Christian murders the officer and abducts Lily, who he plans on turning into his next marionette. Lily initially manages to escape her captor and flee using a car, but is distracted and causes a car crash. As Christian approaches Lily, Jennifer appears in front of Christian, giving Lily the opportunity to attack him with a pair of scissors he dropped. This causes her to see a vision of her sister, signifying that she has come to terms with Michele's death.

== Cast ==

- Kelen Coleman as Lily
- Kevin Alejandro as Mike
- Louise Fletcher as Claire
- Lucas Beck as Thomas
- Amy LoCicero as Jennifer
- Rus Blackwell as Christian Burton
- Sarah Sculco as Michele
- Lucius Baston as Officer Bill Hall
- Christina Bach as Gabriella
- Hank Stone as Maxwell
- J. LaRose as Heath
- Randy Molnar as Professor Randall
- Beth Marshall as Amity & Corrie
- Rachel Durose as Haley
- Avis-Marie Barnes as Susan
- Carlos Navarro as Todd
- Amy Dionne as Cherise (as Amy Hicks-Bevly)
- Janine Klein as Mother
- Garrett Boyle as Boy
- Beth Marshall as Amity / Corrie
- Dennis Neal as Detective Hubbard
- Randy Molnar as Professor Randall

== Production ==
Writer/producer Bruce Wood says that he was fascinated with the town of Cassadaga when he was a child and felt compelled to use the location in a film after discovering that no films had yet to utilize the location. While writing, Wood had the basic outline of the character “Geppetto” but it wasn't until he was at the gym and thought up the shocking opening sequence that he discovered why “Geppetto” was the way he was; “in that moment I saw him as a child, I knew this character and what motivated him.”

Lee Grimes was in charge of the special effects make-up. Director Anthony DiBlasi chose this script because he wanted to do a horror film where “there were characters in that I thought people could relate to and feel bad for when things happen to them”. Oscar winner Louise Fletcher wanted to be in the movie because both her parents were deaf, just like the main character Lily.

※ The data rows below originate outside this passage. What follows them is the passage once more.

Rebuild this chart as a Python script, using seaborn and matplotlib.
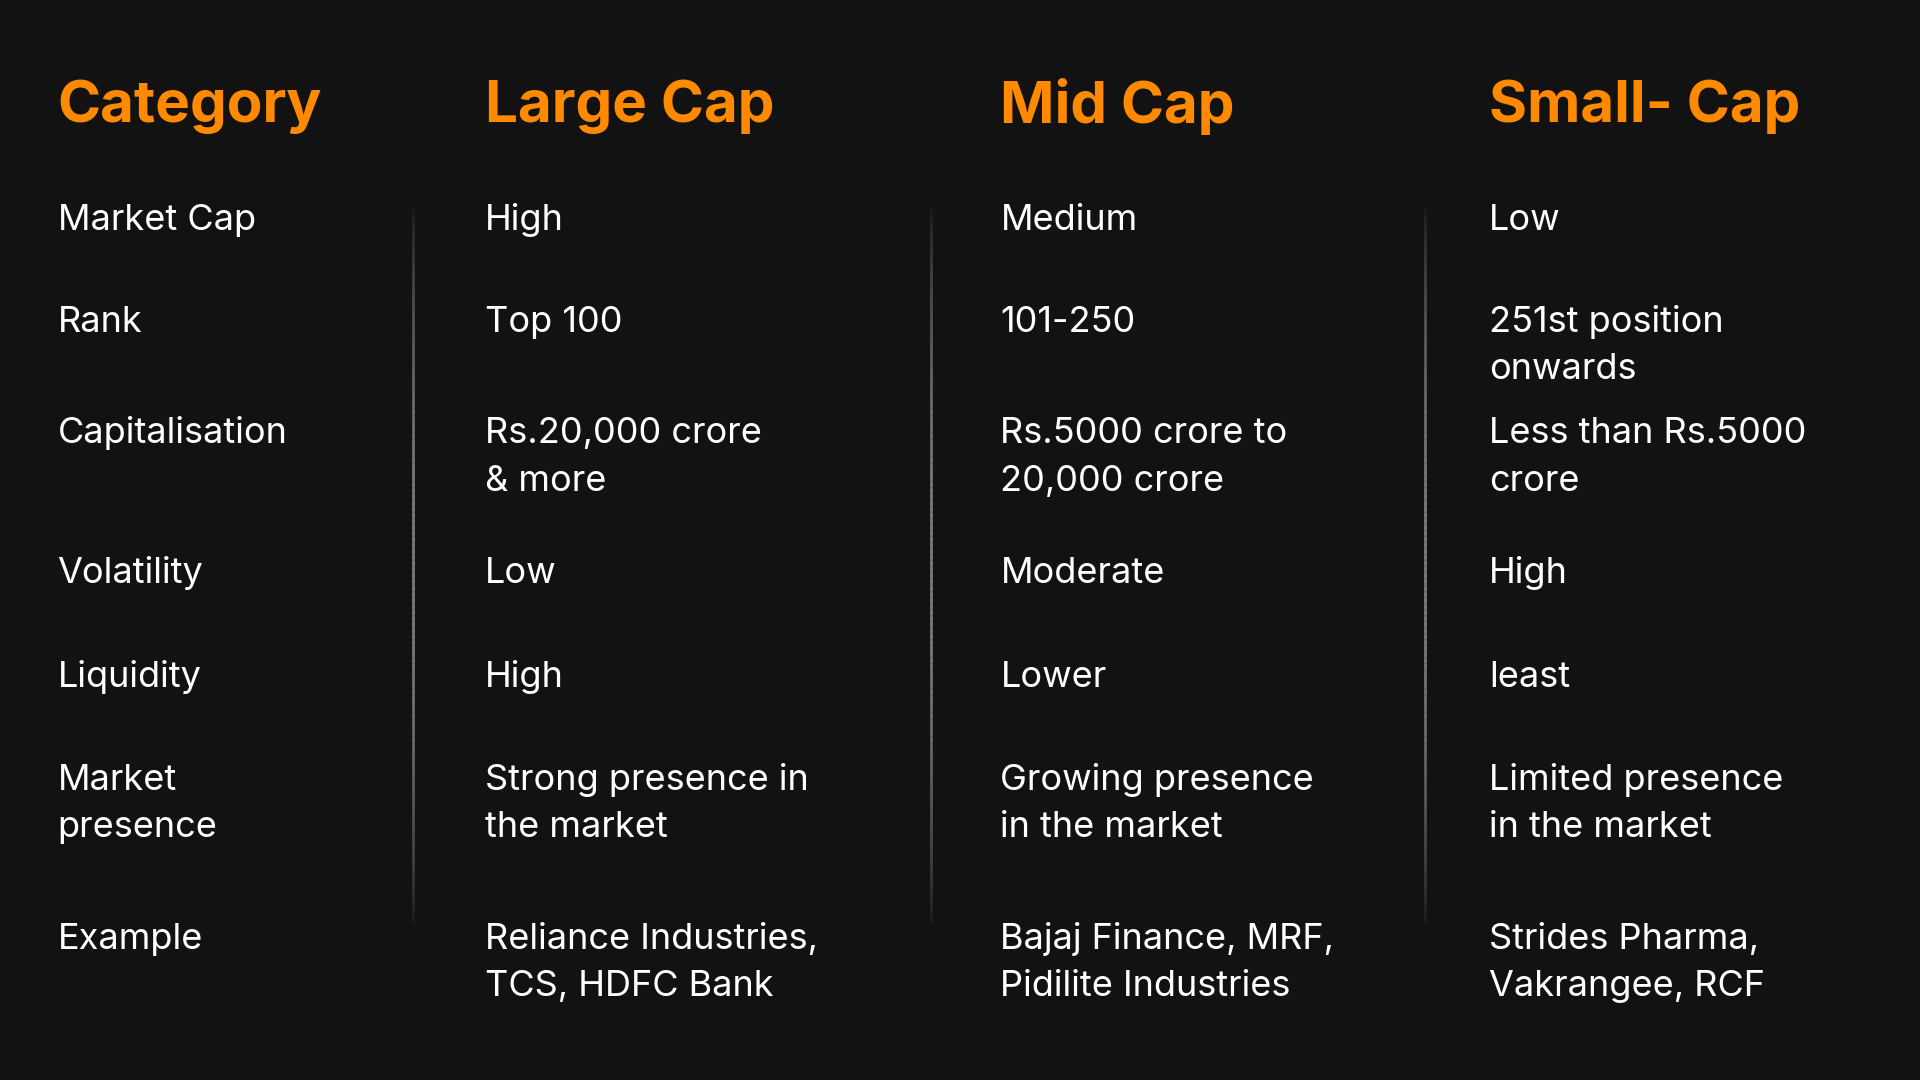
import matplotlib
matplotlib.use("Agg")
import matplotlib.pyplot as plt
import numpy as np
import seaborn as sns

# table content
headers = ["Category", "Large Cap", "Mid Cap", "Small- Cap"]
categories = ["Market Cap", "Rank", "Capitalisation", "Volatility", "Liquidity",
              "Market\npresence", "Example"]
large_cap = ["High", "Top 100", "Rs.20,000 crore\n& more", "Low", "High",
             "Strong presence in\nthe market", "Reliance Industries,\nTCS, HDFC Bank"]
mid_cap = ["Medium", "101-250", "Rs.5000 crore to\n20,000 crore", "Moderate", "Lower",
           "Growing presence\nin the market", "Bajaj Finance, MRF,\nPidilite Industries"]
small_cap = ["Low", "251st position\nonwards", "Less than Rs.5000\ncrore", "High", "least",
             "Limited presence\nin the market", "Strides Pharma,\nVakrangee, RCF"]

bg = "#121212"
orange = "#FF8A00"
sns.set_theme(style="dark", rc={"figure.facecolor": bg, "axes.facecolor": bg,
                                 "font.family": "Poppins, Inter, DejaVu Sans".split(", ")[1]})

fig = plt.figure(figsize=(19.2, 10.8), dpi=100)
ax = fig.add_axes([0, 0, 1, 1])
ax.set_xlim(0, 1568)
ax.set_ylim(882, 0)
ax.axis("off")

col_x = [47, 396, 817, 1216]
row_y = [180, 263, 354, 468, 553, 637, 767]
line_gap = 39

for x, h in zip(col_x, headers):
    ax.text(x, 87, h, color=orange, fontsize=42, fontweight="bold", va="center", ha="left")

columns = [categories, large_cap, mid_cap, small_cap]
for x, col in zip(col_x, columns):
    for y, cell in zip(row_y, col):
        for i, line in enumerate(cell.split("\n")):
            ax.text(x, y + i * line_gap, line, color="white", fontsize=26,
                    va="center", ha="left")

# faded dividers
ys = np.linspace(165, 755, 120)
for dx in [337, 760, 1164]:
    for y0, y1 in zip(ys[:-1], ys[1:]):
        t = (y0 - 165) / 590
        a = np.sin(np.pi * t) ** 0.7
        ax.plot([dx, dx], [y0, y1], color="#9a9a9a", alpha=0.8 * a, lw=2,
                solid_capstyle="butt")

fig.savefig("out.png", dpi=100, facecolor=bg)
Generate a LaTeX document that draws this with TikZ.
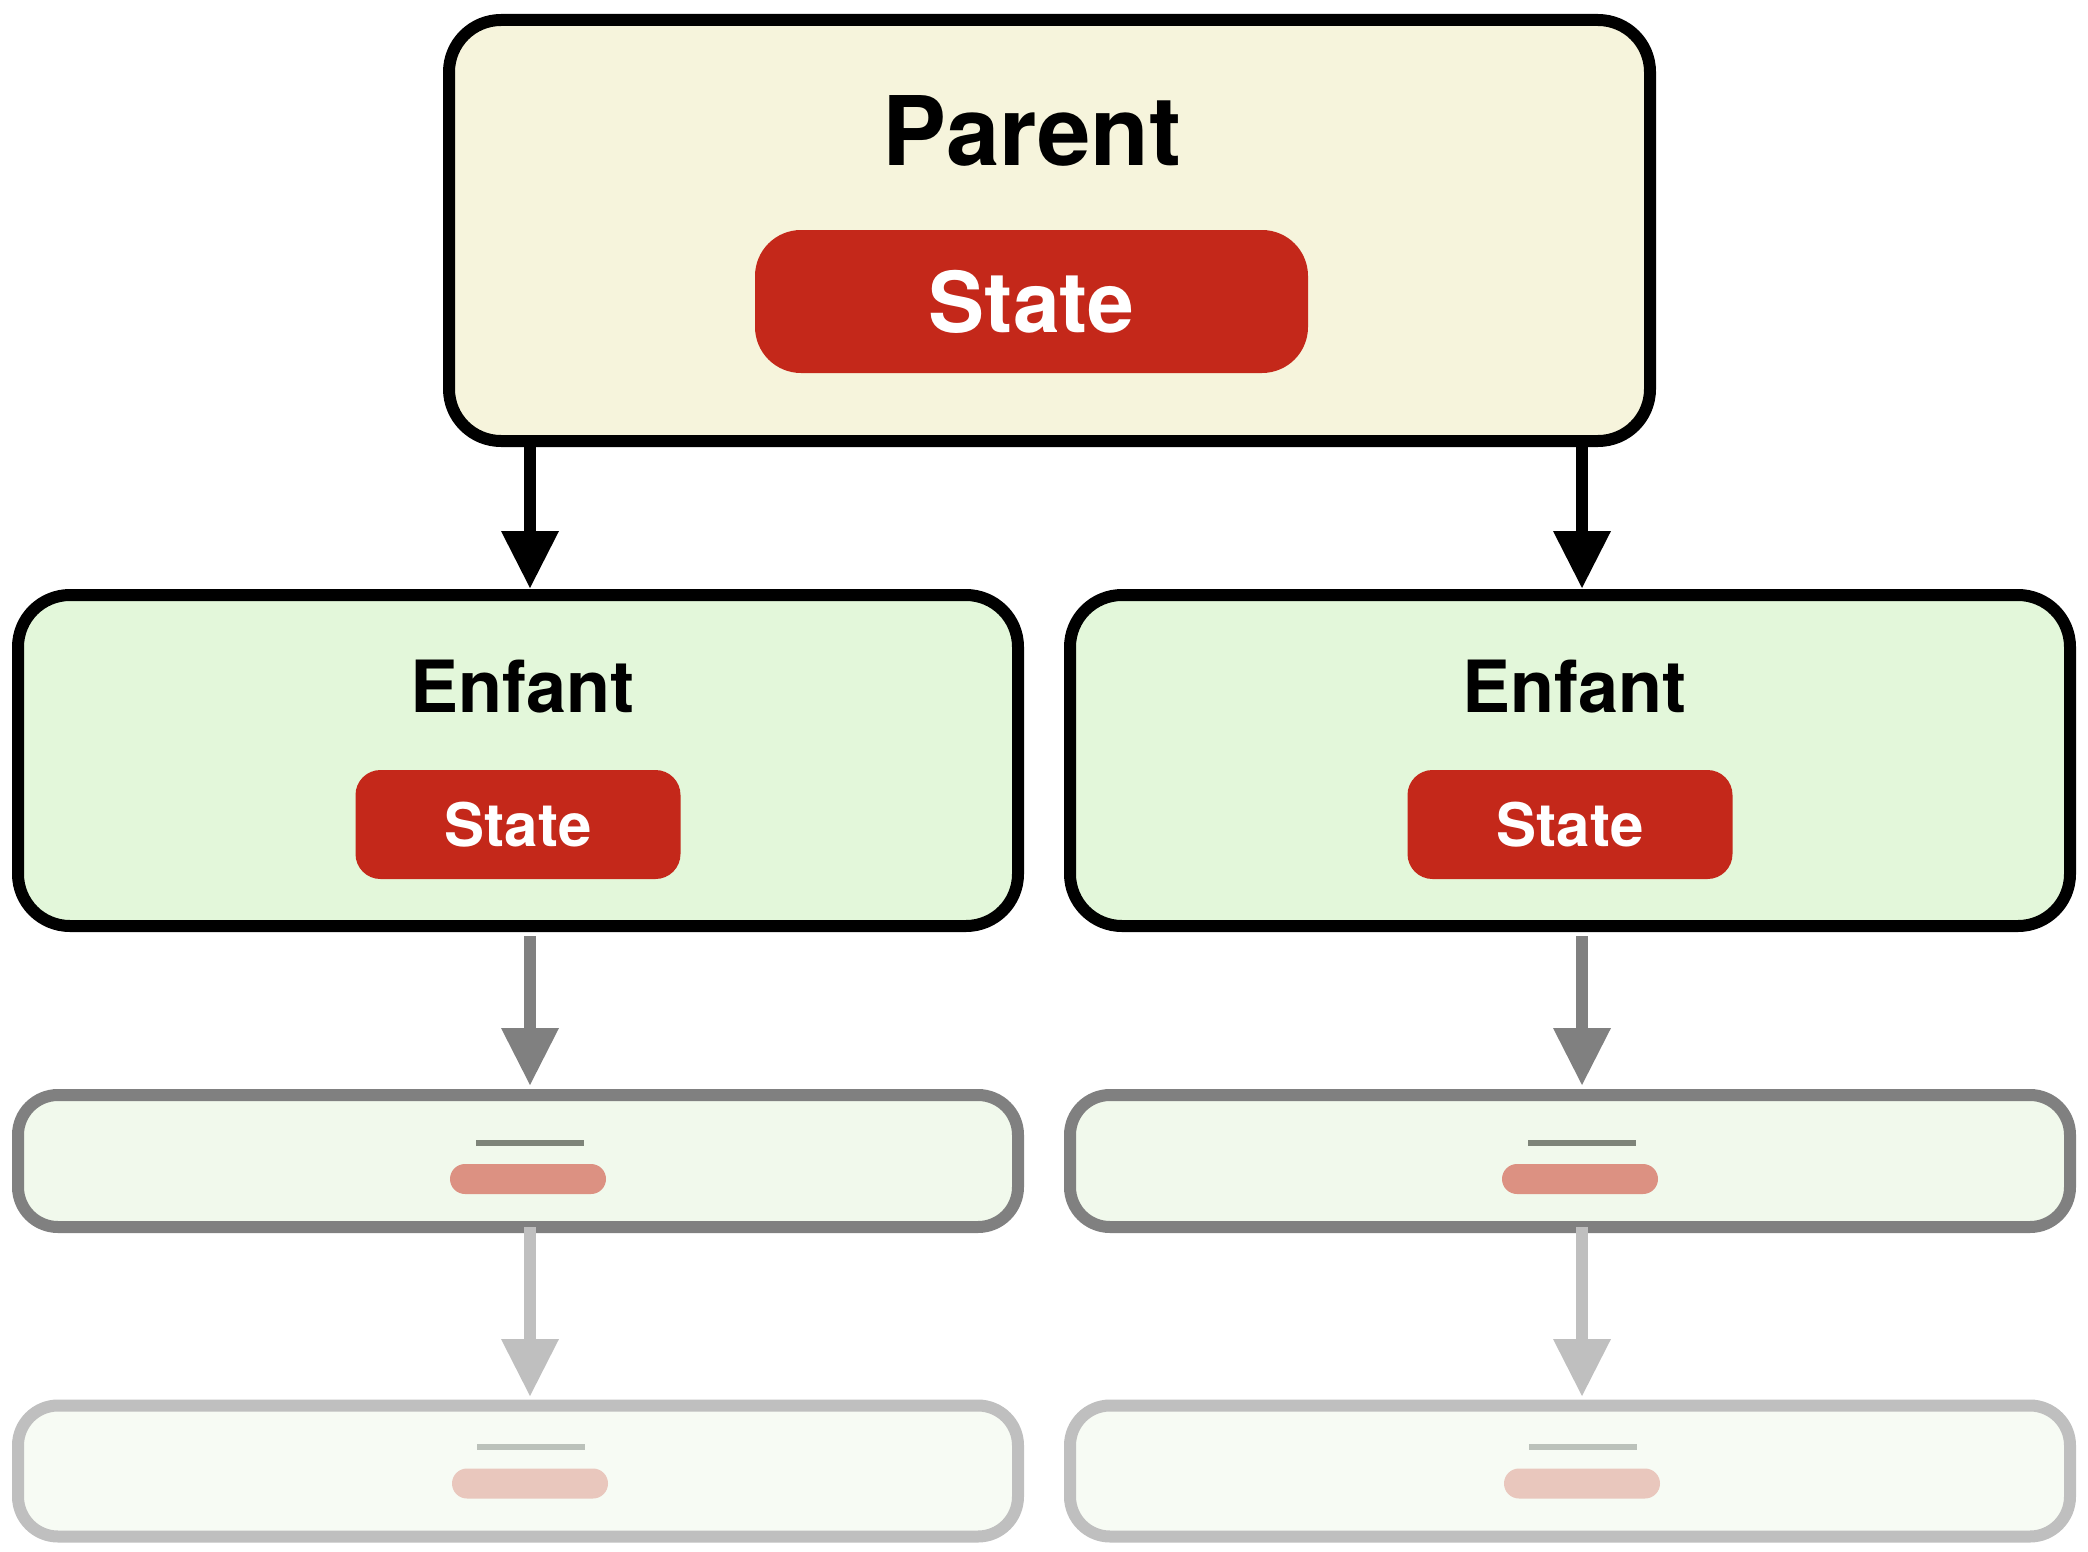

The actor playing “Geppetto” was kept a complete secret until opening night.

==Reception==
Critical reception for Cassadaga has been negative and the film holds a rating of 18% on Rotten Tomatoes, based on 11 reviews.

The film received praise from outlets like Dread Central and ShockYa, the former of which wrote that "while not a perfect film, the flick does have a freshly unique voice and is one which more than likely genre fans will want to sink their teeth into." In contrast, media outlets like Variety and The New York Times panned the film. The Village Voice and Bloody Disgusting also panned Cassadaga, with Bloody Disgusting writing that "Cassadaga has multiple points of potential, however, we end up with a story that is like a puppet with multiple puppeteers that simply cannot work in sync with each other."